PROBLEM STATEMENT
Find the lines of data that contain the string "this", then list them.

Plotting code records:
# # # # #

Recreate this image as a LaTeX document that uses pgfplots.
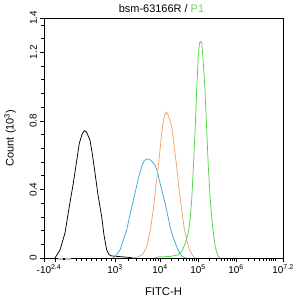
\documentclass[border=0pt]{standalone}
\usepackage{pgfplots}
\pgfplotsset{compat=1.18}
\usepackage{fontspec}
\setmainfont{Liberation Sans}

\definecolor{histblue}{HTML}{3AAAD8}
\definecolor{historange}{HTML}{F2A46C}
\definecolor{histgreen}{HTML}{55D24A}
\definecolor{titlegreen}{HTML}{6ADB5A}

% Histogram outlines: x in display channels, y in counts (x 10^3)
\pgfplotstableread{
x y
55 0
60 0.047
65 0.146
69 0.29
73.3 0.436
76.5 0.56
79.3 0.669
82 0.72
84.3 0.743
86.5 0.735
90 0.688
92.5 0.60
95 0.496
98 0.368
101.7 0.241
104 0.134
106.7 0.047
109 0.02
111.7 0.012
120 0.008
128 0.004
133 0
}\isotype

\pgfplotstableread{
x y
113 0
115 0.008
120 0.047
126.7 0.163
131 0.28
135 0.379
138.5 0.467
141.7 0.533
144 0.566
146.7 0.578
149.5 0.575
152 0.563
155 0.543
157.5 0.502
160 0.438
162.5 0.379
165 0.321
167.5 0.257
170 0.183
173 0.123
176.7 0.066
179 0.035
181.7 0.012
184 0.003
186 0
}\sampleA

\pgfplotstableread{
x y
133 0
138 0.006
143 0.023
146.7 0.066
150 0.152
153.3 0.28
156 0.426
158.3 0.533
160 0.63
161.7 0.728
163.5 0.805
165 0.84
166.7 0.85
168.5 0.828
170 0.80
171.7 0.766
174 0.659
176.7 0.533
179 0.403
181.7 0.28
184 0.181
186.7 0.105
189.5 0.047
193.3 0.008
196 0
}\sampleB

\pgfplotstableread{
x y
155 0
157 0.006
170 0.009
178 0.018
182 0.041
185 0.082
188.3 0.146
190 0.222
191.7 0.338
193.5 0.543
195 0.73
196.7 0.98
198.3 1.18
199.5 1.255
200.5 1.263
201.7 1.255
202.5 1.20
203.3 1.14
205 0.98
206.5 0.776
208.3 0.533
210 0.368
211.5 0.251
213.3 0.146
215.5 0.058
218.3 0.008
220 0
}\sampleC

\begin{document}
\begin{tikzpicture}
\begin{axis}[
  at={(0,0)}, anchor=south west,
  scale only axis, width=239bp, height=240bp,
  xmin=44, xmax=283, ymin=0, ymax=1.4,
  clip=false,
  axis line style={line width=0.6pt},
  tick style={line width=0.5pt, black},
  tick align=outside, xtick pos=bottom, ytick pos=left,
  major tick length=4bp, minor tick length=2.5bp,
  font=\fontsize{10}{12}\selectfont,
  xtick={44,55,115,160,198,236,283},
  xticklabels={{\hspace{10bp}-10\textsuperscript{2.4}},{},{10\textsuperscript{3}},{10\textsuperscript{4}},{10\textsuperscript{5}},{10\textsuperscript{6}},{10\textsuperscript{7.2}}},
  minor xtick={76,81,86,91,96,101,106,111,
    128.5,136.5,142.1,146.5,150,153,155.6,157.9,
    171.4,178.1,182.9,186.6,189.6,192.1,194.3,196.3,
    209.4,216.1,220.9,224.6,227.6,230.1,232.3,234.3,
    247.8,254.7,259.6,263.4,266.5,269.1,271.4,273.4,275.2},
  ytick={0,0.4,0.8,1.2,1.4},
  yticklabels={0,0.4,0.8,1.2,1.4},
  minor ytick={0.08,0.16,0.24,0.32,0.48,0.56,0.64,0.72,0.88,0.96,1.04,1.12,1.28,1.36},
  yticklabel style={rotate=90, anchor=south, inner sep=3bp},
  xticklabel style={inner sep=2.5bp},
  title={bsm-63166R / \textcolor{titlegreen}{P1}},
  title style={at={(axis description cs:0.5,1)}, anchor=center, yshift=3bp, xshift=-2bp, font=\fontsize{11}{13}\selectfont},
  xlabel={FITC-H},
  xlabel style={at={(axis description cs:0.5,0)}, anchor=center, yshift=-34bp, font=\fontsize{11.3}{13}\selectfont},
  ylabel={Count (10\textsuperscript{3})},
  ylabel style={at={(axis description cs:0,0.5)}, anchor=center, yshift=34bp, font=\fontsize{11}{13}\selectfont},
  every axis plot/.append style={line width=0.75pt, no marks},
]
\addplot[black] table {\isotype};
\addplot[histblue] table {\sampleA};
\addplot[historange] table {\sampleB};
\addplot[histgreen] table {\sampleC};
% linear-region marker on the channel axis
\draw[gray!55, line width=2.5bp] ([yshift=-1.2bp]axis cs:58.5,0) -- ([yshift=-1.2bp]axis cs:71.5,0);
\draw[black, line width=2.5bp] ([yshift=-1.2bp]axis cs:63,0) -- ([yshift=-1.2bp]axis cs:65,0);
\end{axis}
\pgfresetboundingbox
\path (-44bp,-43bp) rectangle (254bp,258bp);
\end{tikzpicture}
\end{document}
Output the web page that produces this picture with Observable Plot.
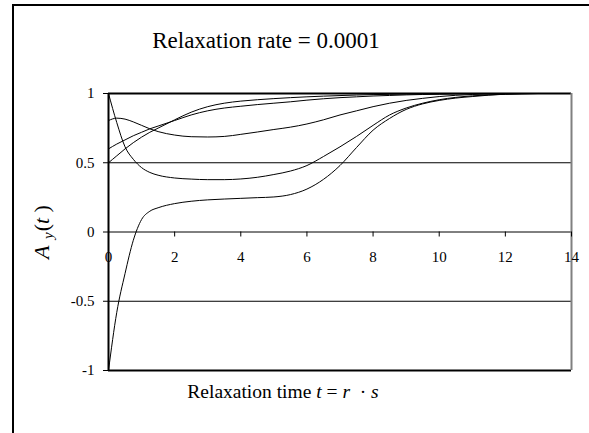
<!DOCTYPE html>
<html><head><meta charset="utf-8">
<script src="https://cdn.jsdelivr.net/npm/d3@7"></script>
<script src="https://cdn.jsdelivr.net/npm/@observablehq/plot@0.6"></script>
<style>
body{margin:0;background:#fff;}
#wrap{position:relative;width:589px;height:433px;overflow:hidden;font-family:"Liberation Serif","Times New Roman",serif;color:#000;background:#fff;}
#frame{position:absolute;left:12px;top:4px;width:640px;height:500px;border-left:2px solid #000;border-top:2px solid #000;}
#chart{position:absolute;left:0;top:0;}
.title{position:absolute;left:266px;top:29px;transform:translateX(-50%);font-size:23px;line-height:23px;white-space:nowrap;}
.xlabel{position:absolute;left:283px;top:382px;transform:translateX(-50%);font-size:19.5px;line-height:19.5px;white-space:nowrap;}
.ylabel{position:absolute;left:45px;top:232px;transform:translate(-50%,-50%) rotate(-90deg);font-size:22px;line-height:22px;white-space:nowrap;}
.ylabel sub{font-size:15px;vertical-align:-4px;margin:0 1px;}
</style>
</head><body>
<div id="wrap">
  <div id="frame"></div>
  <div id="chart"></div>
  <div class="title">Relaxation rate = 0.0001</div>
  <div class="xlabel">Relaxation time <i>t</i> = <i>r</i> &nbsp;· <i>s</i></div>
  <div class="ylabel"><i>A</i> <sub><i>y</i></sub>(<i>t</i> )</div>
</div>
<script>
// time grid (relaxation time t)
const t = [0,0.25,0.5,0.75,1,1.25,1.5,2,2.5,3,3.5,4,4.5,5,5.5,6,6.5,7,7.5,8,8.5,9,9.5,10,10.5,11,11.5,12,12.5,13];
// series values A_y(t)
const sA = [1,0.79,0.615,0.525,0.465,0.43,0.41,0.39,0.382,0.378,0.378,0.383,0.395,0.415,0.44,0.48,0.545,0.615,0.69,0.77,0.845,0.895,0.93,0.955,0.972,0.983,0.99,0.995,0.998,1];
const sB = [-1,-0.58,-0.3,-0.06,0.09,0.15,0.175,0.205,0.222,0.232,0.238,0.243,0.248,0.253,0.27,0.31,0.38,0.48,0.61,0.735,0.82,0.885,0.925,0.95,0.967,0.978,0.988,0.995,0.998,1];
const sC = [0.805,0.822,0.815,0.795,0.77,0.745,0.725,0.70,0.688,0.686,0.69,0.705,0.722,0.74,0.757,0.78,0.81,0.845,0.875,0.905,0.93,0.95,0.965,0.978,0.987,0.993,0.997,0.999,1,1];
const sD = [0.6,0.635,0.665,0.695,0.72,0.745,0.765,0.805,0.845,0.875,0.895,0.908,0.92,0.93,0.94,0.952,0.962,0.97,0.976,0.982,0.986,0.99,0.993,0.995,0.997,0.998,0.999,1,1,1];
const sE = [0.5,0.55,0.6,0.645,0.685,0.72,0.75,0.81,0.865,0.905,0.93,0.945,0.955,0.963,0.97,0.976,0.981,0.985,0.989,0.992,0.994,0.996,0.997,0.998,0.999,1,1,1,1,1];
// ticks
const xTicks = [0,2,4,6,8,10,12,14];
const yTicks = [-1,-0.5,0,0.5,1];
const gridY = [-0.5,0,0.5];

const seriesList = [["A",sA],["B",sB],["C",sC],["D",sD],["E",sE]];
const rows = seriesList.flatMap(([name, vals]) => vals.map((v, i) => ({s: name, t: t[i], v})));

const chart = Plot.plot({
  width: 589, height: 433,
  marginLeft: 108, marginRight: 18, marginTop: 93, marginBottom: 63,
  style: {fontFamily: "Liberation Serif, Times New Roman, serif", fontSize: "15px", background: "transparent", color: "#000"},
  x: {domain: [0, 14], axis: null, label: null},
  y: {domain: [-1, 1], axis: null, label: null},
  marks: [
    Plot.ruleY(gridY, {stroke: "#000", strokeWidth: 1}),
    Plot.ruleY([1, -1], {stroke: "#000", strokeWidth: 2}),
    Plot.ruleX([14], {stroke: "#808080", strokeWidth: 2}),
    Plot.ruleX(xTicks, {x: d => d, y1: 0, y2: 0, insetBottom: -5, stroke: "#000"}),
    Plot.text(xTicks, {x: d => d, y: 0, dy: 25, text: d => String(d), fontSize: 15}),
    Plot.axisY(yTicks, {tickSize: 5, tickPadding: 9, tickFormat: d => String(d), fontSize: 15, stroke: "#000", label: null}),
    Plot.line(rows, {x: "t", y: "v", z: "s", stroke: "#000", strokeWidth: 1, curve: "monotone-x"}),
    Plot.ruleX([0], {stroke: "#000", strokeWidth: 2})
  ]
});
document.getElementById("chart").appendChild(chart);
</script>
</body></html>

# # # # #

COMPLETE ANSWER
Recreate this image as a LaTeX document that uses pgfplots.
Output the web page that produces this picture with Observable Plot.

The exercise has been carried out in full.